Marginal supply boost to Europe from Azerbaijan next year: The Caspian state’s hardline president Ilham Aliyev is predicting an increase of “at least” 0.1 billion cubic meters (bcm) in gas export flows to Europe in 2023 over this year’s target of 11.5 bcm. This volume target shrunk in September from the 12 bcm Baku agreed to export under a new memorandum of understanding signed with the EU in July. Despite widely-held skepticism from industry analysts over Azerbaijan’s ability to boost gas Caspian production, Aliyev added that total gas exports will rise to about 24 bcm next year, higher than the 19 bcm exported in 2021. (Argus Media)

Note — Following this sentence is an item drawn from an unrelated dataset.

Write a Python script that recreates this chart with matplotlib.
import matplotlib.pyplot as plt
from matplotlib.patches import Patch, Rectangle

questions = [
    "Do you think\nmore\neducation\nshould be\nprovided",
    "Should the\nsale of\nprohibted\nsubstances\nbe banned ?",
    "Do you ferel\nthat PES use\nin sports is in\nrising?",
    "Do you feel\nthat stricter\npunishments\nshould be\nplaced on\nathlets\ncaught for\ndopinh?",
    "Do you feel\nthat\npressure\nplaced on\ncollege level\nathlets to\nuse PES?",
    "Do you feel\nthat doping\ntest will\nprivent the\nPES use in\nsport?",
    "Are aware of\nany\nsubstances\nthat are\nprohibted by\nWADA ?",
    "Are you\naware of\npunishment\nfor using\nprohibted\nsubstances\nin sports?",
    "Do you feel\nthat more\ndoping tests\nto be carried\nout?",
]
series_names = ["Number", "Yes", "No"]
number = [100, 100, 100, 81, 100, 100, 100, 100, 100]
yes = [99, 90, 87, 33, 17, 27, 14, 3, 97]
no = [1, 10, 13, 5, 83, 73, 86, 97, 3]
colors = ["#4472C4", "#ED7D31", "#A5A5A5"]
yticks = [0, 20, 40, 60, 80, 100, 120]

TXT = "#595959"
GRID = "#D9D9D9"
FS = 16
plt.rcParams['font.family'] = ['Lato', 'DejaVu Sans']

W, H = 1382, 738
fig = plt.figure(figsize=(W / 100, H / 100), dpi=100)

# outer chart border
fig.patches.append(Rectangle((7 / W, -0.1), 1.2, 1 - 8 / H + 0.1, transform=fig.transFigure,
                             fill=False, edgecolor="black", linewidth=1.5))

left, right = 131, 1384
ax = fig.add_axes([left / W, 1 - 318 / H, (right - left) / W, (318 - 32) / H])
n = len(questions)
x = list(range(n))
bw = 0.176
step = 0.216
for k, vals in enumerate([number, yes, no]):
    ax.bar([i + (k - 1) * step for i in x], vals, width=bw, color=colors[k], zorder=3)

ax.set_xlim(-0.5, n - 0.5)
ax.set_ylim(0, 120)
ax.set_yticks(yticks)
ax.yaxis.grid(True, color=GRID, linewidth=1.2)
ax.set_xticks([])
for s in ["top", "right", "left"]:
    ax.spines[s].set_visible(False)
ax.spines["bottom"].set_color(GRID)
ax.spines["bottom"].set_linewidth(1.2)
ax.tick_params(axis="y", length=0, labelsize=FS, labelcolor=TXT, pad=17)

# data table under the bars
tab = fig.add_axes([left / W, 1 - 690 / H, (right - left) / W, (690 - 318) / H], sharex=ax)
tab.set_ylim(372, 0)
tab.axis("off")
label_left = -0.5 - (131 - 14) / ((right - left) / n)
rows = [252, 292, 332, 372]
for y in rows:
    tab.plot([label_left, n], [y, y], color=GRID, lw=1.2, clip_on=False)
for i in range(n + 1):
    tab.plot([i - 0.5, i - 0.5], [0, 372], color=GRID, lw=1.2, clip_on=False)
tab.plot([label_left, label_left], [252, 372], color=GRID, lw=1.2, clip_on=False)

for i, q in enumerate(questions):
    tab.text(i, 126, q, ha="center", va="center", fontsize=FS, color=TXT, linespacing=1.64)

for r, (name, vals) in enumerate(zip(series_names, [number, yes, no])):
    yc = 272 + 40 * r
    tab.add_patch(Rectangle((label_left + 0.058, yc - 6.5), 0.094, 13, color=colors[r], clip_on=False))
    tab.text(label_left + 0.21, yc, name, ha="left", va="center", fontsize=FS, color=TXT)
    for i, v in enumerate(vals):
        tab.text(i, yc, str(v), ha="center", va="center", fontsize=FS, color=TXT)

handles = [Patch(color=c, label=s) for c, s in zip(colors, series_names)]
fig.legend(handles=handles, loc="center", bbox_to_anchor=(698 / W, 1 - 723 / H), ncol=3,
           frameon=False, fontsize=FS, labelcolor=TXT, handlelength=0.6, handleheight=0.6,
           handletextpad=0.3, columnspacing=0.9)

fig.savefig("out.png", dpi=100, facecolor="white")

Hydrogen for heating – industry meddling under investigation in U.S., UK parliamentarians “unconvinced”: Following reporting from The Boston Globe last month, which revealed that gas interests funded and made changes to an “independent,” peer-reviewed University of Massachusetts study that recommended hydrogen for heating to state policymakers, an internal investigation is now underway from the journal that published it. The media outlet exposed that most of the funding for the paper, which appeared in the Frontiers in Energy Research journal in September, came indirectly from companies in the gas and pipeline industry, including National Grid, Eversource, and Enbridge. A new report from the House of Commons Science and Technology Committee, an influential committee of UK lawmakers, is “unconvinced” that hydrogen will be able to play a major role in heating homes by 2026, despite UK government proposals to roll out hydrogen-ready boilers in domestic homes. More broadly, the report’s findings played down hydrogen’s potential role in UK decarbonisation efforts, describing it as “not a panacea” with the committee calling for clear technical and economic justifications to accompany future decision-making. (Hydrogen Insight, UK Parliament)

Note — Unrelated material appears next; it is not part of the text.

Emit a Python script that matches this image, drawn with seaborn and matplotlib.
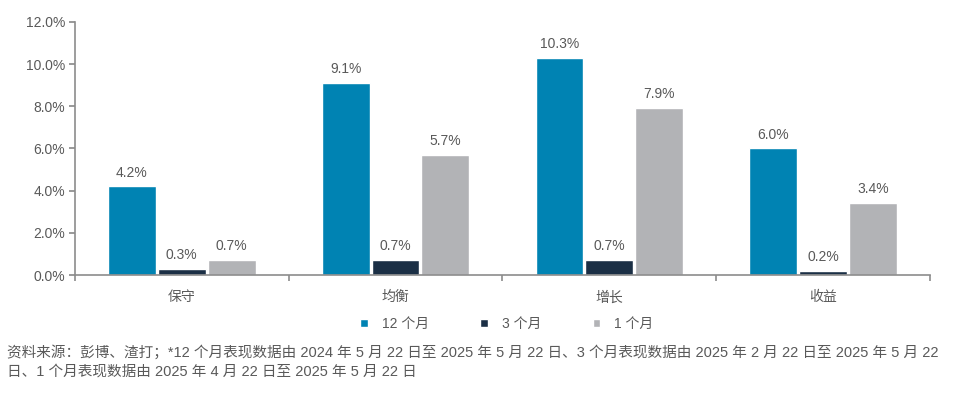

CCS component adds to non-viability of Santos’ Barossa project – analysis: Hot on the heels of the confirmation from the Full Federal Court of Australia earlier this month that Santos failed to adequately consult with traditional owners in establishing the Barossa gas project off the Tiwi Islands, new analysis has further questioned the viability of the A$4.7 billion (US$3.2 billion) gas project and its reliance on unproven – and as yet unapproved – carbon capture and storage technology. A briefing from the Institute for Energy Economics and Financial Analysis shows that the Bayu-Undan CCS project, which the gas giant announced only in August this year as a way of sequestering a portion of the emissions coming from Barossa gas, is not likely to reduce emissions. Swiss bank Credit Suisse also reacted to the December 2 court verdict, warning of a five to eighteen month material delay to the project as a revised environmental plan is put together under heightened regulatory scrutiny. (Institute for Energy Economics and Financial Analysis [Pdf], Energy Voice) 

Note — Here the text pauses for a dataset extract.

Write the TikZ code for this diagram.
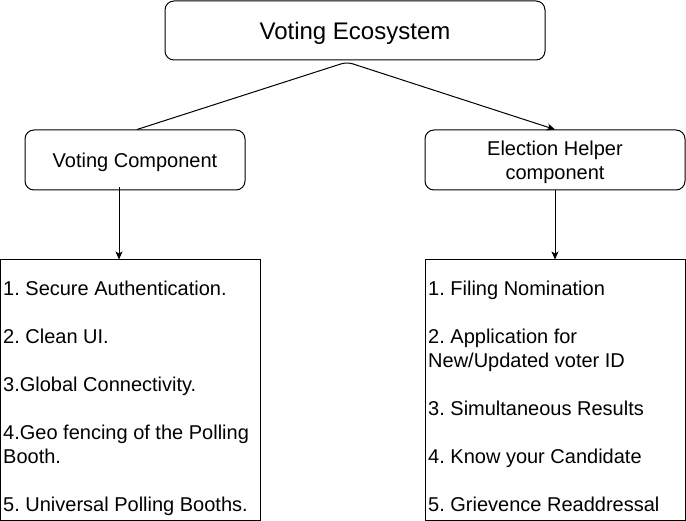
\documentclass[tikz,border=0pt]{standalone}
\usepackage{fontspec}
\setmainfont{Liberation Sans}
\usetikzlibrary{arrows.meta}
\begin{document}
\frenchspacing
\begin{tikzpicture}[x=1pt,y=-1pt,
  rbox/.style={draw, line width=1pt, rounded corners=9pt, align=center, inner sep=0pt, text depth=0pt},
  sbox/.style={draw, line width=1pt, inner sep=0pt},
  txt/.style={font=\fontsize{20}{24}\selectfont},
  listtxt/.style={txt, align=left, anchor=north west, inner sep=0pt},
  arr/.style={line width=1pt, -{Stealth[length=8pt,width=7pt,inset=2pt]}}
]
\useasboundingbox[fill=white] (0,0) rectangle (686,521);
% boxes
\node[rbox, minimum width=380pt, minimum height=59pt, font=\fontsize{24}{28.8}\selectfont] (VE) at (355,30.5) {Voting Ecosystem};
\node[rbox, txt, minimum width=220pt, minimum height=60pt] (VC) at (135,160) {Voting Component};
\node[rbox, txt, minimum width=260pt, minimum height=60pt] (EH) at (555,160) {Election Helper\\component};
\node[sbox, minimum width=260pt, minimum height=260pt] (LL) at (130.5,390) {};
\node[sbox, minimum width=260pt, minimum height=260pt] (RL) at (555.5,390) {};
% list texts
\node[listtxt] (LT) at (3,281) {1. Secure Authentication.\\[24pt]2. Clean UI.\\[24pt]3.Global Connectivity.\\[24pt]4.Geo fencing of the Polling\\Booth.\\[24pt]5. Universal Polling Booths.};
\node[listtxt] (RT) at (428,281.2) {1. Filing Nomination\\[24pt]2. Application for\\New/Updated voter ID\\[24pt]3. Simultaneous Results\\[24pt]4. Know your Candidate\\[24pt]5. Grievence Readdressal};
% connectors
\coordinate (apex) at (347,62);
\draw[arr, rounded corners=6pt] ([xshift=2pt]VC.north) -- (apex) -- (EH.north);
\coordinate (lstart) at ([xshift=-16pt,yshift=3pt]VC.south);
\draw[arr] (lstart) -- (lstart |- LL.north);
\draw[arr] (EH.south) -- (EH.south |- RL.north);
\end{tikzpicture}
\end{document}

Arctic LNG 2 facing serious delivery delays for specialized tankers: International sanctions are seriously hampering the development of an ice-class fleet of LNG carriers to be used at Novatek’s Arctic LNG 2 terminal and are likely to compromise the company’s plans to have the vast facility partly operational and exporting to Asian markets by the end of 2023. The Russian business daily Kommersant has reported expected delays of almost a year affecting the building of five of the specialized ice breaking vessels at the Zvezda shipyard in Vladivostok. South Korea’s Daewoo Shipbuilding and Marine Engineering has pulled out of shipbuilding orders vital to the project throughout this year, and it is thought that reduced South Korean expertise-sharing has also impacted progress at the Zvezda yard. (The Barents Observer)

Groups demand a new start for Uniper as shareholders back nationalization: An extraordinary general meeting of the German gas giant has approved “by a large majority” its long-mooted takeover by the federal government, with Berlin agreeing to inject €33 billion (US$35 billion) into the troubled company. The state’s exposure now to Uniper’s derivatives positions of €216 billion has raised eyebrows amongst analysts. Following the shareholder vote, the European Commission swiftly announced conditional approval of the nationalization deal under EU state aid rules. German environment groups marked the occasion of the biggest corporate bailout in the country’s history by calling for the government to intervene and forge a realignment of Uniper towards renewable energy and away from its failed fossil fuel business model. (Euractiv, Reuters, Reuters, urgewald [German])

“Whenever they say the infrastructure is hydrogen-ready, this is the way of comforting the public … The story line that policymakers are selling is that: ‘We invest in LNG. We are aware that it’s fossil fuels. But don’t you worry ... it will become greener, because we will have improvement in hydrogen technology and then we will just receive hydrogen through it,’” 

said Ganna Gladkykh, Clean Energy Transition Expert at the European Energy Research Alliance, of the claims now accompanying the EU’s pumping of billions of euros into new gas infrastructure.

Resources

Private Equity Fuels LNG at the Expense of Communities and the Climate, Private Equity Stakeholder Project, November 22, 2022.

This first installment of a new series investigating the role of private equity in the LNG industry provides data on the finance sector’s support that has enabled the U.S. to become the world’s largest LNG exporter, and discusses some of the negative impacts that have resulted already. 

When is enough, enough? The state of play with Europe's new LNG terminal projects in response to the energy crisis, Global Energy Monitor, December 16, 2022.

This 7-page briefing warns that the new LNG import capacity plans – an additional 195 bcm per year by 2026 – that European countries have announced since the outbreak of the war in Ukraine are hugely excessive and threaten to derail the EU's climate goals.